= Your task =
Quote each line of the material verbatim, without the pictures.

─── Recorded information ───

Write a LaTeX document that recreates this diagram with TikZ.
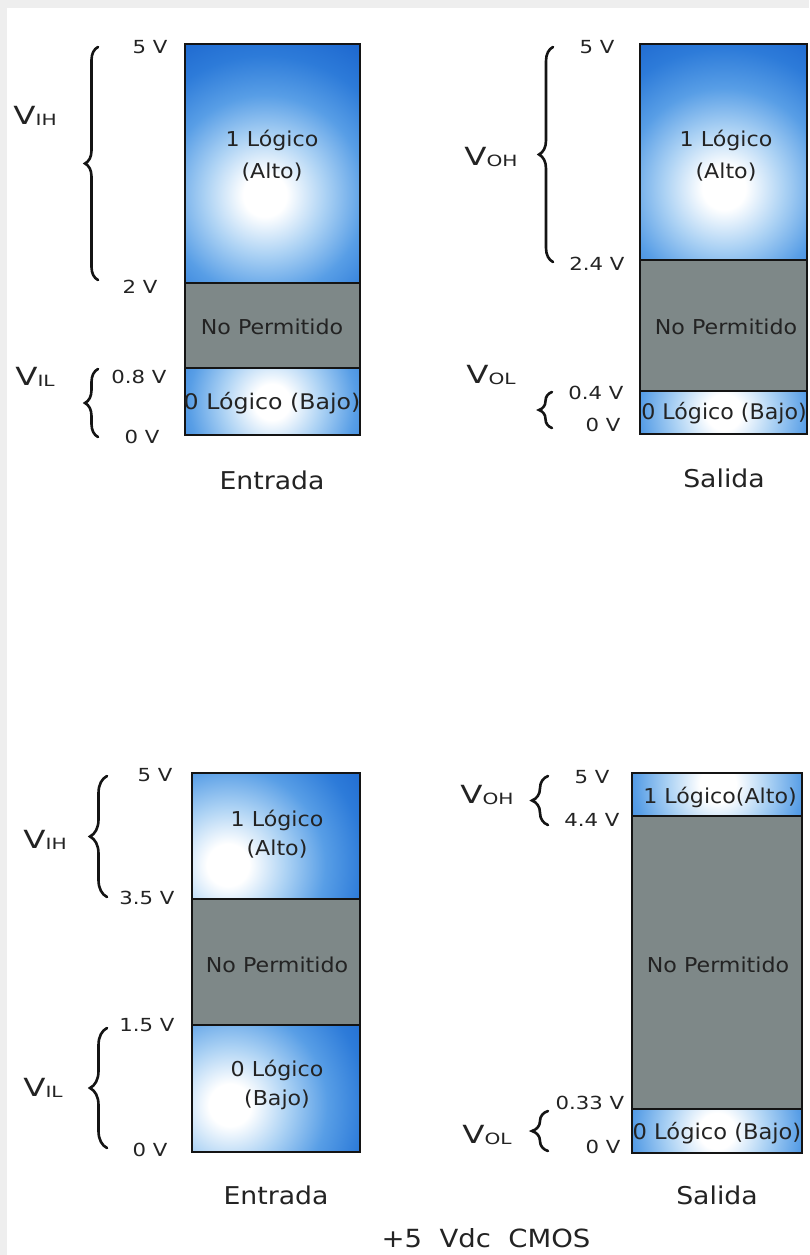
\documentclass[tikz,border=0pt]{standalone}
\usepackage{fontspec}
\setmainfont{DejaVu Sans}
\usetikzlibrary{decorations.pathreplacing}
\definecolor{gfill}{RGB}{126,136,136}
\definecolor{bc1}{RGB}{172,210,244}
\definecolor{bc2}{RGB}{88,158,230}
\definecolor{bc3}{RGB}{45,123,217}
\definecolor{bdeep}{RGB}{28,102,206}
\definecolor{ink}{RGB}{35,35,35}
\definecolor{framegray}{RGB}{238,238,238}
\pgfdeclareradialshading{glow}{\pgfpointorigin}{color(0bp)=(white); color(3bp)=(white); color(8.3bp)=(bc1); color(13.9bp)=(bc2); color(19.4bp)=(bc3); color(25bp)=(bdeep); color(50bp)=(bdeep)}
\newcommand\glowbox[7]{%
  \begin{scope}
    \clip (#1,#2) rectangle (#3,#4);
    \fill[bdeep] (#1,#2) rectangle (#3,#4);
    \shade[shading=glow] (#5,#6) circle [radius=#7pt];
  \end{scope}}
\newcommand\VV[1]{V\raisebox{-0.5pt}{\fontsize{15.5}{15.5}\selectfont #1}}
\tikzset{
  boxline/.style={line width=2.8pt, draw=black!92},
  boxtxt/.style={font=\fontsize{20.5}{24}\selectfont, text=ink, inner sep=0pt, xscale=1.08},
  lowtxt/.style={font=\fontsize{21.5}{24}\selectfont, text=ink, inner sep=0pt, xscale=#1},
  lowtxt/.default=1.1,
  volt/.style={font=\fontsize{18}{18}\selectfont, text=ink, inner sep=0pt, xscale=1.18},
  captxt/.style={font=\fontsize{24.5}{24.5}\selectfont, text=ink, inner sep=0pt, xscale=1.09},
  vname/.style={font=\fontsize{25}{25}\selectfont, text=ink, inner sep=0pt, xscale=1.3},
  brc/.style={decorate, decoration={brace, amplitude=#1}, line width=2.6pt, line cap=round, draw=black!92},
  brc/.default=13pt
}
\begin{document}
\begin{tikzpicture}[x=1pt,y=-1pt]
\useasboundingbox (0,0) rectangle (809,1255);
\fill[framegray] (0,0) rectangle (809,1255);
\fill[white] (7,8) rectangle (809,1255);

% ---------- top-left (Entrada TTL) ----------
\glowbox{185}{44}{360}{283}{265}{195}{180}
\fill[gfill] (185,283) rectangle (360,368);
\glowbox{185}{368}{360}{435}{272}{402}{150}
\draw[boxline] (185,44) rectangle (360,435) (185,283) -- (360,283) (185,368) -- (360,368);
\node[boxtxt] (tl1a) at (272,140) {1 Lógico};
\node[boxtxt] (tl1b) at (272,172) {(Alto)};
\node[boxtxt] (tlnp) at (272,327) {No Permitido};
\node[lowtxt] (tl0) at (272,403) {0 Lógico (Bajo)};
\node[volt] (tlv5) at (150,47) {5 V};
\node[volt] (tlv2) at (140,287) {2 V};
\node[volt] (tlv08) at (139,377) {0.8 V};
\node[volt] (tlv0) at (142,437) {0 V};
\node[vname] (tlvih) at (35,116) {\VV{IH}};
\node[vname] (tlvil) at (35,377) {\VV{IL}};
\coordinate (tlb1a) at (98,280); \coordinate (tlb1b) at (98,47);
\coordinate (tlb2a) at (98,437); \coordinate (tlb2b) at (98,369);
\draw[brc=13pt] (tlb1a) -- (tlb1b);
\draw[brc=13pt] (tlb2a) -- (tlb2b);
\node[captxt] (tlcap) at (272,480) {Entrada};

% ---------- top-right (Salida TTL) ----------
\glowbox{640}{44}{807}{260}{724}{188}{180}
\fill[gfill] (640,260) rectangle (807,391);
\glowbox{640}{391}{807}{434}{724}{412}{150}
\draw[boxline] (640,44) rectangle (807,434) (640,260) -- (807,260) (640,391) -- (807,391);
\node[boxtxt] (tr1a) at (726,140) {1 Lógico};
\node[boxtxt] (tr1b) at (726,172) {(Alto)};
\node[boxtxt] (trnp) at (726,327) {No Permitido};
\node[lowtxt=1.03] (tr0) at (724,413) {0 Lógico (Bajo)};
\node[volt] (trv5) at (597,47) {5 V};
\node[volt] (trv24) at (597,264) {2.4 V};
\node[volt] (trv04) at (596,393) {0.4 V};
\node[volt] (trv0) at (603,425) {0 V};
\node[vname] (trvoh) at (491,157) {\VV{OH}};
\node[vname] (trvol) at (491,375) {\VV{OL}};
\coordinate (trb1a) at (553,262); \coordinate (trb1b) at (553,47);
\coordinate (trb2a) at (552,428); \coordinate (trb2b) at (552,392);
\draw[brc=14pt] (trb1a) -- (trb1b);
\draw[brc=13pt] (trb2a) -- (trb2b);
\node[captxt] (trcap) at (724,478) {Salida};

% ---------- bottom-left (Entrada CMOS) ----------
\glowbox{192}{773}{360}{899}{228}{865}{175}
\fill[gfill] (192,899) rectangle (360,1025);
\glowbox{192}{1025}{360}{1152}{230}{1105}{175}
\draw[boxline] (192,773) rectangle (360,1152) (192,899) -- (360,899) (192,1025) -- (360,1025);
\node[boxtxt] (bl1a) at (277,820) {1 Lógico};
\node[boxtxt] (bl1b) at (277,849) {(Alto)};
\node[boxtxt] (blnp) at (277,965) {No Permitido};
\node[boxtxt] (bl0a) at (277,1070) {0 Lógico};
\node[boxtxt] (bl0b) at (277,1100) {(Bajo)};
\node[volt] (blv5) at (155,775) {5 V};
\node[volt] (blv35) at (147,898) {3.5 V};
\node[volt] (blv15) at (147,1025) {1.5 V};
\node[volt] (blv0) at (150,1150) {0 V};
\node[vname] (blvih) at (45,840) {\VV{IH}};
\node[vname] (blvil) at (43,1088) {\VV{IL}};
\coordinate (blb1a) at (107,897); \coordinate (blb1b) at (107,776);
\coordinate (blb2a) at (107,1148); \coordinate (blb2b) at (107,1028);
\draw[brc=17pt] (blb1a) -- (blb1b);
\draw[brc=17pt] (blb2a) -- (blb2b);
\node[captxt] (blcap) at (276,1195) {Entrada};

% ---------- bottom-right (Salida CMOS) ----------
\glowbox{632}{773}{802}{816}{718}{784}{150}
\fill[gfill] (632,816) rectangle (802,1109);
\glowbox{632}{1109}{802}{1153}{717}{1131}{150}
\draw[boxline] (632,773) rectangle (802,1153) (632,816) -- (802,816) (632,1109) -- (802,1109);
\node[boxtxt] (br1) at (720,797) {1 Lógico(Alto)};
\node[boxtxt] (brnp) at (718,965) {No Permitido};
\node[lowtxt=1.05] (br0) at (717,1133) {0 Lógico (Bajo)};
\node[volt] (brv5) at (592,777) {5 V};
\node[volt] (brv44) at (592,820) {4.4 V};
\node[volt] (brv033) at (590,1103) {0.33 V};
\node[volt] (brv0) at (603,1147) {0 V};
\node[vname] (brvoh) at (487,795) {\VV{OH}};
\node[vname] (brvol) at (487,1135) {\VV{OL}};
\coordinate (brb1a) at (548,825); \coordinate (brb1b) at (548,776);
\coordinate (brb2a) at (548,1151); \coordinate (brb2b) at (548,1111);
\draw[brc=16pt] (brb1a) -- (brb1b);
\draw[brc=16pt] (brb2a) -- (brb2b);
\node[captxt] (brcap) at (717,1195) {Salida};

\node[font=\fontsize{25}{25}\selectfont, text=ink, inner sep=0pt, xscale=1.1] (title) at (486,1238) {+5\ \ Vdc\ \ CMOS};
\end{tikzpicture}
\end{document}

───

= Response to this exercise =
Write a LaTeX document that recreates this diagram with TikZ.
\documentclass[tikz,border=0pt]{standalone}
\usepackage{fontspec}
\setmainfont{DejaVu Sans}
\usetikzlibrary{decorations.pathreplacing}
\definecolor{gfill}{RGB}{126,136,136}
\definecolor{bc1}{RGB}{172,210,244}
\definecolor{bc2}{RGB}{88,158,230}
\definecolor{bc3}{RGB}{45,123,217}
\definecolor{bdeep}{RGB}{28,102,206}
\definecolor{ink}{RGB}{35,35,35}
\definecolor{framegray}{RGB}{238,238,238}
\pgfdeclareradialshading{glow}{\pgfpointorigin}{color(0bp)=(white); color(3bp)=(white); color(8.3bp)=(bc1); color(13.9bp)=(bc2); color(19.4bp)=(bc3); color(25bp)=(bdeep); color(50bp)=(bdeep)}
\newcommand\glowbox[7]{%
  \begin{scope}
    \clip (#1,#2) rectangle (#3,#4);
    \fill[bdeep] (#1,#2) rectangle (#3,#4);
    \shade[shading=glow] (#5,#6) circle [radius=#7pt];
  \end{scope}}
\newcommand\VV[1]{V\raisebox{-0.5pt}{\fontsize{15.5}{15.5}\selectfont #1}}
\tikzset{
  boxline/.style={line width=2.8pt, draw=black!92},
  boxtxt/.style={font=\fontsize{20.5}{24}\selectfont, text=ink, inner sep=0pt, xscale=1.08},
  lowtxt/.style={font=\fontsize{21.5}{24}\selectfont, text=ink, inner sep=0pt, xscale=#1},
  lowtxt/.default=1.1,
  volt/.style={font=\fontsize{18}{18}\selectfont, text=ink, inner sep=0pt, xscale=1.18},
  captxt/.style={font=\fontsize{24.5}{24.5}\selectfont, text=ink, inner sep=0pt, xscale=1.09},
  vname/.style={font=\fontsize{25}{25}\selectfont, text=ink, inner sep=0pt, xscale=1.3},
  brc/.style={decorate, decoration={brace, amplitude=#1}, line width=2.6pt, line cap=round, draw=black!92},
  brc/.default=13pt
}
\begin{document}
\begin{tikzpicture}[x=1pt,y=-1pt]
\useasboundingbox (0,0) rectangle (809,1255);
\fill[framegray] (0,0) rectangle (809,1255);
\fill[white] (7,8) rectangle (809,1255);

% ---------- top-left (Entrada TTL) ----------
\glowbox{185}{44}{360}{283}{265}{195}{180}
\fill[gfill] (185,283) rectangle (360,368);
\glowbox{185}{368}{360}{435}{272}{402}{150}
\draw[boxline] (185,44) rectangle (360,435) (185,283) -- (360,283) (185,368) -- (360,368);
\node[boxtxt] (tl1a) at (272,140) {1 Lógico};
\node[boxtxt] (tl1b) at (272,172) {(Alto)};
\node[boxtxt] (tlnp) at (272,327) {No Permitido};
\node[lowtxt] (tl0) at (272,403) {0 Lógico (Bajo)};
\node[volt] (tlv5) at (150,47) {5 V};
\node[volt] (tlv2) at (140,287) {2 V};
\node[volt] (tlv08) at (139,377) {0.8 V};
\node[volt] (tlv0) at (142,437) {0 V};
\node[vname] (tlvih) at (35,116) {\VV{IH}};
\node[vname] (tlvil) at (35,377) {\VV{IL}};
\coordinate (tlb1a) at (98,280); \coordinate (tlb1b) at (98,47);
\coordinate (tlb2a) at (98,437); \coordinate (tlb2b) at (98,369);
\draw[brc=13pt] (tlb1a) -- (tlb1b);
\draw[brc=13pt] (tlb2a) -- (tlb2b);
\node[captxt] (tlcap) at (272,480) {Entrada};

% ---------- top-right (Salida TTL) ----------
\glowbox{640}{44}{807}{260}{724}{188}{180}
\fill[gfill] (640,260) rectangle (807,391);
\glowbox{640}{391}{807}{434}{724}{412}{150}
\draw[boxline] (640,44) rectangle (807,434) (640,260) -- (807,260) (640,391) -- (807,391);
\node[boxtxt] (tr1a) at (726,140) {1 Lógico};
\node[boxtxt] (tr1b) at (726,172) {(Alto)};
\node[boxtxt] (trnp) at (726,327) {No Permitido};
\node[lowtxt=1.03] (tr0) at (724,413) {0 Lógico (Bajo)};
\node[volt] (trv5) at (597,47) {5 V};
\node[volt] (trv24) at (597,264) {2.4 V};
\node[volt] (trv04) at (596,393) {0.4 V};
\node[volt] (trv0) at (603,425) {0 V};
\node[vname] (trvoh) at (491,157) {\VV{OH}};
\node[vname] (trvol) at (491,375) {\VV{OL}};
\coordinate (trb1a) at (553,262); \coordinate (trb1b) at (553,47);
\coordinate (trb2a) at (552,428); \coordinate (trb2b) at (552,392);
\draw[brc=14pt] (trb1a) -- (trb1b);
\draw[brc=13pt] (trb2a) -- (trb2b);
\node[captxt] (trcap) at (724,478) {Salida};

% ---------- bottom-left (Entrada CMOS) ----------
\glowbox{192}{773}{360}{899}{228}{865}{175}
\fill[gfill] (192,899) rectangle (360,1025);
\glowbox{192}{1025}{360}{1152}{230}{1105}{175}
\draw[boxline] (192,773) rectangle (360,1152) (192,899) -- (360,899) (192,1025) -- (360,1025);
\node[boxtxt] (bl1a) at (277,820) {1 Lógico};
\node[boxtxt] (bl1b) at (277,849) {(Alto)};
\node[boxtxt] (blnp) at (277,965) {No Permitido};
\node[boxtxt] (bl0a) at (277,1070) {0 Lógico};
\node[boxtxt] (bl0b) at (277,1100) {(Bajo)};
\node[volt] (blv5) at (155,775) {5 V};
\node[volt] (blv35) at (147,898) {3.5 V};
\node[volt] (blv15) at (147,1025) {1.5 V};
\node[volt] (blv0) at (150,1150) {0 V};
\node[vname] (blvih) at (45,840) {\VV{IH}};
\node[vname] (blvil) at (43,1088) {\VV{IL}};
\coordinate (blb1a) at (107,897); \coordinate (blb1b) at (107,776);
\coordinate (blb2a) at (107,1148); \coordinate (blb2b) at (107,1028);
\draw[brc=17pt] (blb1a) -- (blb1b);
\draw[brc=17pt] (blb2a) -- (blb2b);
\node[captxt] (blcap) at (276,1195) {Entrada};

% ---------- bottom-right (Salida CMOS) ----------
\glowbox{632}{773}{802}{816}{718}{784}{150}
\fill[gfill] (632,816) rectangle (802,1109);
\glowbox{632}{1109}{802}{1153}{717}{1131}{150}
\draw[boxline] (632,773) rectangle (802,1153) (632,816) -- (802,816) (632,1109) -- (802,1109);
\node[boxtxt] (br1) at (720,797) {1 Lógico(Alto)};
\node[boxtxt] (brnp) at (718,965) {No Permitido};
\node[lowtxt=1.05] (br0) at (717,1133) {0 Lógico (Bajo)};
\node[volt] (brv5) at (592,777) {5 V};
\node[volt] (brv44) at (592,820) {4.4 V};
\node[volt] (brv033) at (590,1103) {0.33 V};
\node[volt] (brv0) at (603,1147) {0 V};
\node[vname] (brvoh) at (487,795) {\VV{OH}};
\node[vname] (brvol) at (487,1135) {\VV{OL}};
\coordinate (brb1a) at (548,825); \coordinate (brb1b) at (548,776);
\coordinate (brb2a) at (548,1151); \coordinate (brb2b) at (548,1111);
\draw[brc=16pt] (brb1a) -- (brb1b);
\draw[brc=16pt] (brb2a) -- (brb2b);
\node[captxt] (brcap) at (717,1195) {Salida};

\node[font=\fontsize{25}{25}\selectfont, text=ink, inner sep=0pt, xscale=1.1] (title) at (486,1238) {+5\ \ Vdc\ \ CMOS};
\end{tikzpicture}
\end{document}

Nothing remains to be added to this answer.